16 February 2012

Zimbabwe: What's Behind New Mining Fees?


Government's indigenisation and economic empowerment programme is a welcome development for Zimbabweans. It has provided the platform for those with an insatiable appetite to grow both in business and develop the country.

The indigenisation programme has become an avenue for development for Zimbabweans who believe in contributing to economic development.

And many Zimbabweans have found hope in owning a manufacturing industry that made white people so rich. Some of them have toiled for so many years only to see mining firms shipping off huge amounts of money to their native countries.

The same Zimbabweans have experienced sleepless nights hoping to one day becoming owners of mining firms.
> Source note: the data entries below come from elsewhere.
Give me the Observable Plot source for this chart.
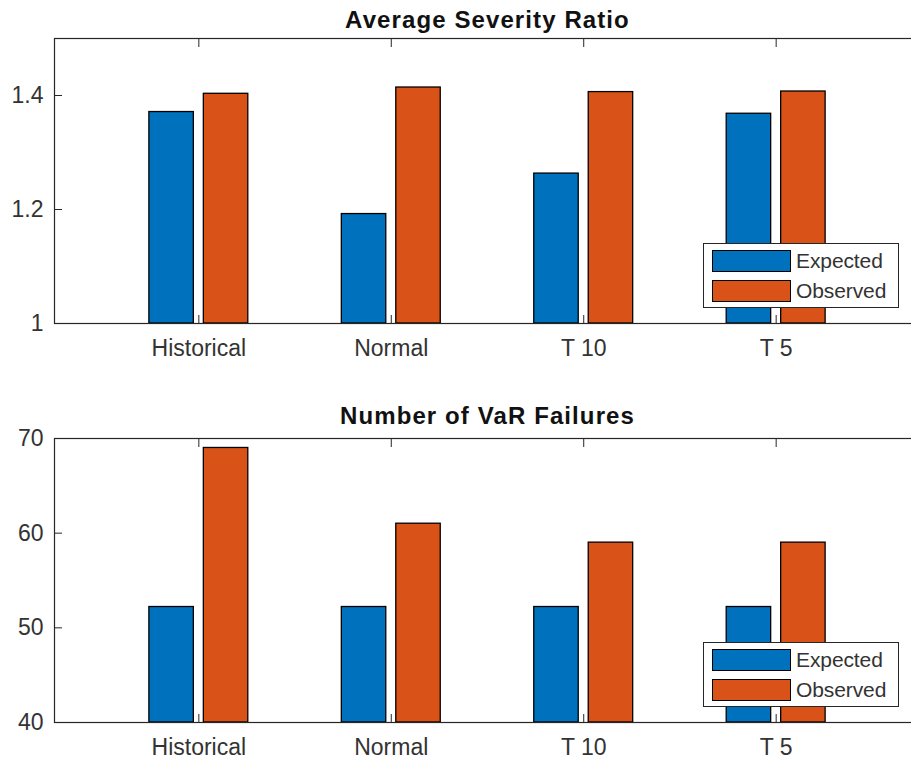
<!DOCTYPE html>
<html>
<head>
<meta charset="utf-8">
<script src="https://cdn.jsdelivr.net/npm/d3@7"></script>
<script src="https://cdn.jsdelivr.net/npm/@observablehq/plot@0.6"></script>
<style>
  html, body { margin: 0; padding: 0; background: #fff; }
  body { width: 911px; height: 761px; overflow: hidden; font-family: "Liberation Sans", Arial, sans-serif; }
  .panel { position: relative; width: 911px; }
  .legend { position: absolute; background: #fff; border: 1px solid #262626; box-sizing: border-box; }
  .legend .row { position: absolute; left: 8px; display: flex; align-items: center; }
  .legend .sw { width: 79px; height: 22px; border: 1.3px solid #000; box-sizing: border-box; }
  .legend .lab { margin-left: 5px; font-size: 21px; color: #333; letter-spacing: -0.1px; }
  g[font-weight="bold"] text { letter-spacing: 1.1px; }
</style>
</head>
<body>
<div id="chart"></div>
<script>
// ---- data ----
const categories = ["Historical", "Normal", "T 10", "T 5"];
const seriesNames = ["Expected", "Observed"];
const seriesColors = ["#0072BD", "#D95319"];
const severityExpected = [1.371, 1.192, 1.263, 1.368];
const severityObserved = [1.403, 1.414, 1.406, 1.407];
const failuresExpected = [52.2, 52.2, 52.2, 52.2];
const failuresObserved = [69, 61, 59, 59];
const severityTicks = [1, 1.2, 1.4];
const failuresTicks = [40, 50, 60, 70];

// grouped-bar geometry (category units, MATLAB style)
const barOffsets = [[-0.257, -0.026], [0.026, 0.257]];

function rows(expected, observed) {
  const out = [];
  categories.forEach((c, i) => {
    [expected, observed].forEach((arr, s) => {
      out.push({pos: i + 1, series: seriesNames[s], s, value: arr[i]});
    });
  });
  return out;
}

function panel({title, expected, observed, yDomain, yTicks, height, top, bottom, titleDy, fmt, legendTop}) {
  const data = rows(expected, observed);
  const base = yDomain[0];
  const plot = Plot.plot({
    width: 911,
    height,
    marginLeft: 54,
    marginRight: -9,
    marginTop: top,
    marginBottom: height - bottom,
    style: {fontFamily: '"Liberation Sans", Arial, sans-serif', color: "#262626", background: "#fff", display: "block", maxWidth: "none"},
    x: {type: "linear", domain: [0.25, 4.75], range: [54, 920]},
    y: {domain: yDomain, range: [bottom, top]},
    color: {domain: seriesNames, range: seriesColors},
    marks: [
      Plot.rect(data, {
        x1: d => d.pos + barOffsets[d.s][0],
        x2: d => d.pos + barOffsets[d.s][1],
        y1: () => base,
        y2: "value",
        fill: "series",
        stroke: "#000",
        strokeWidth: 1.3
      }),
      Plot.frame({stroke: "#262626", strokeWidth: 1.2}),
      // inward ticks
      Plot.axisX({anchor: "bottom", ticks: [1, 2, 3, 4], tickSize: -8, fill: "none", label: null, stroke: "#262626"}),
      Plot.axisX({anchor: "top", ticks: [1, 2, 3, 4], tickSize: -8, fill: "none", label: null, stroke: "#262626"}),
      Plot.axisY({anchor: "left", ticks: yTicks, tickSize: -8, fill: "none", label: null, stroke: "#262626"}),
      // labels
      Plot.axisX({anchor: "bottom", ticks: [1, 2, 3, 4], tickSize: 0, tickPadding: 16, fontSize: 23,
        tickFormat: d => categories[d - 1], label: null, fill: "#333"}),
      Plot.axisY({anchor: "left", ticks: yTicks, tickSize: 0, tickPadding: 11, fontSize: 23,
        tickFormat: fmt, label: null, fill: "#333"}),
      Plot.text([title], {frameAnchor: "top", lineAnchor: "bottom", dy: titleDy, fontSize: 24,
        fontWeight: "bold", fill: "#111", text: d => d})
    ]
  });
  const wrap = document.createElement("div");
  wrap.className = "panel";
  wrap.style.height = height + "px";
  wrap.appendChild(plot);

  const leg = document.createElement("div");
  leg.className = "legend";
  leg.style.left = "703px";
  leg.style.top = legendTop + "px";
  leg.style.width = "196px";
  leg.style.height = "65px";
  seriesNames.forEach((name, i) => {
    const r = document.createElement("div");
    r.className = "row";
    r.style.top = (5 + i * 30) + "px";
    const sw = document.createElement("div");
    sw.className = "sw";
    sw.style.background = seriesColors[i];
    const lab = document.createElement("span");
    lab.className = "lab";
    lab.textContent = name;
    r.appendChild(sw);
    r.appendChild(lab);
    leg.appendChild(r);
  });
  wrap.appendChild(leg);
  return wrap;
}

const root = document.getElementById("chart");
root.appendChild(panel({
  title: "Average Severity Ratio",
  expected: severityExpected, observed: severityObserved,
  yDomain: [1, 1.5], yTicks: severityTicks,
  height: 380, top: 38, bottom: 323, titleDy: -11,
  fmt: d => String(+(+d).toFixed(1)),
  legendTop: 243
}));
root.appendChild(panel({
  title: "Number of VaR Failures",
  expected: failuresExpected, observed: failuresObserved,
  yDomain: [40, 70], yTicks: failuresTicks,
  height: 381, top: 58, bottom: 342, titleDy: -15,
  fmt: d => String(d),
  legendTop: 262
}));
</script>
</body>
</html>
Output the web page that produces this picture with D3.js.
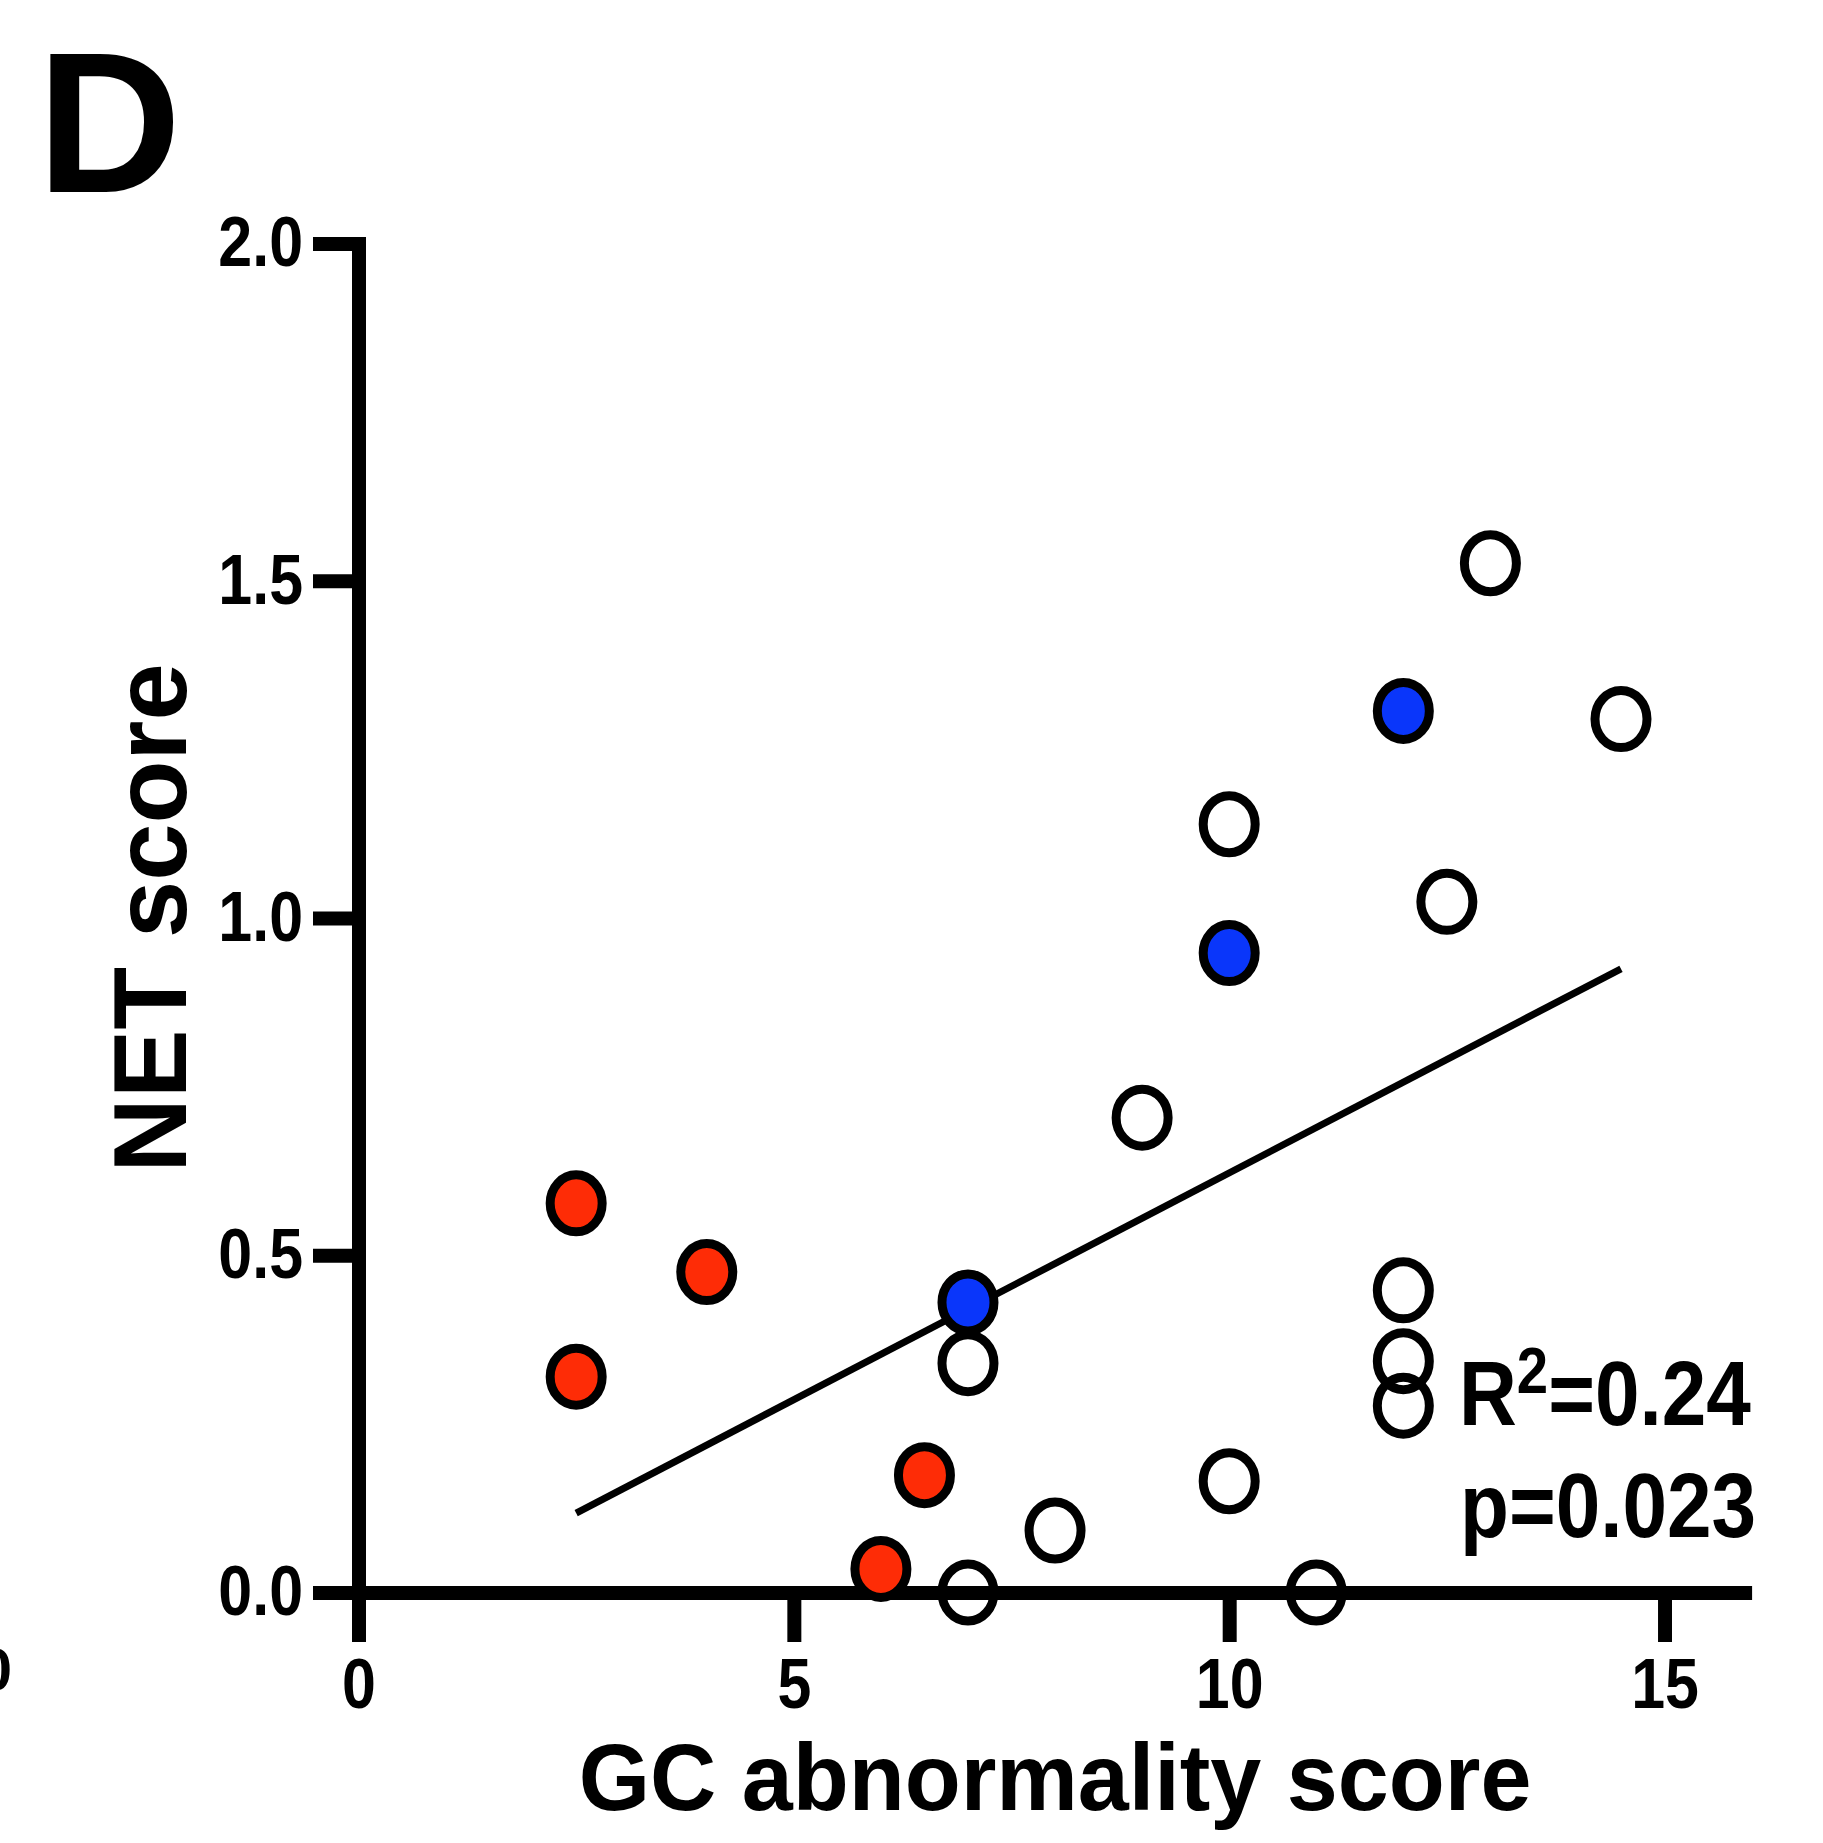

That dream seems shattered as Government has announced hefty increases in mining fees.

It started with Mines and Mining Development secretary Mr Prince Mupazviriho announcing the new charges. This was despite an earlier warning from the African Development Bank of the adverse effects of an upward review of mining royalties on low-grade claims.

Government had last year proposed to increase royalties for gold and platinum to seven percent from 4,5 percent and 10 percent from five percent respectively.

The beginning of this month confirmed each prospective miner's worst fears when Government announced fees for the mining sector ranging from US$3 000 and US$5 million.

The increments range from 500 to 5 000 percent. Government justified the increases as a measure to curb speculative activities in the mining sector. Statutory Instrument 11 of 2012 has an increment of US$5 million from US$1 million registration fees for diamond claims. A new ground rental fee of US$3 000 per hectare per year will be charged.

Application fee for prospective coal investors went to US$100 000 from US$5 000. Registration and renewal fees went up to US$500 000. A licence to deal in precious minerals needs US$100 000 while a gold buying licence attracts a US$20 000 fee.

The increases have left the mining sector in quandary. There is a plethora of issues raised against the increases. The new fess will promote corruption, reduce competitiveness of the minerals and reduces and risks the forfeiture of some claims owned by indigenous people.

The new fees are not viable for the local people and they risk losing their investments and claims falling into multi-national companies' hands. Is this not a case of robbing the poor for the rich? Branding claim holders as speculators is unfortunate. Government can start creating a database for all claim holders to assist them with the necessary requirements. That is total empowerment. For instance, Government could assist claim holders hook up with investment partners.

It would then facilitate negotiations, assess contributions especially by foreigners against over-valued investments and any form of support required by local claim holders.

The cost of registering reduces mining viability as the costs affect operations. There are no foreign exchange benefits since the introduction of the multi-currency system making mining operation costly. Mining costs in Zimbabwe are in United States dollars competing with countries trading in their own currencies.

Zimbabwean minerals cannot compete on the international markets where there are fixed charges that are independent of output. This has a serious bearing on indigenous miners as opposed to multi-national companies who produce in large volumes. A black granite miner would need a US$10 000 export licence for an export of any value for three months, which makes not viable in relation to productivity and profitability.

The new fees would contribute to the high level of unemployment, as many companies become unprofitable. Self-employed people, employees from multi-nationals, consultants and contract workers have increasingly dominated the mining industry.

About 15 000 workers have lost their jobs because of the export bans on chrome and the new charges would increase this number especially along the Great Dyke.

Government income is also set to fall. Some claims have been pegged with payments for inspections but have not been explored due to financial constraints.

People will be forced into illegal operations as they fail to raise registration and permit fees. The minerals are also traded with illegal buyers who take the minerals out of Zimbabwe leaving Government with no benefits nor statistical information.

New charges will contribute to increased company costs leading to losses and exporters who cannot push for price increases. Zimbabwe has suddenly become one of the most expensive countries in mining.

Pegging of most areas in Zimbabwe was done by locals who identified the minerals. The locals have interests in exploring these minerals but it is difficult to get funding from financial institutions that require security in fixed assets.

The mining rights to the claims cannot be used as security hence reliance on foreign investors. Visible minerals that have indicators, black granite, gold, diamonds, among others can only be identified by locals. The locals are an important source of information for Government officials pegging the claims.

When they cannot afford to explore these claims, they resort to illegal mining. A classic example is the Chiadzwa diamond fields and the various areas that have produced alluvial gold reserves.

Locals should be given an opportunity to peg the claims on reasonable charge and assisted to get technical partners where necessary.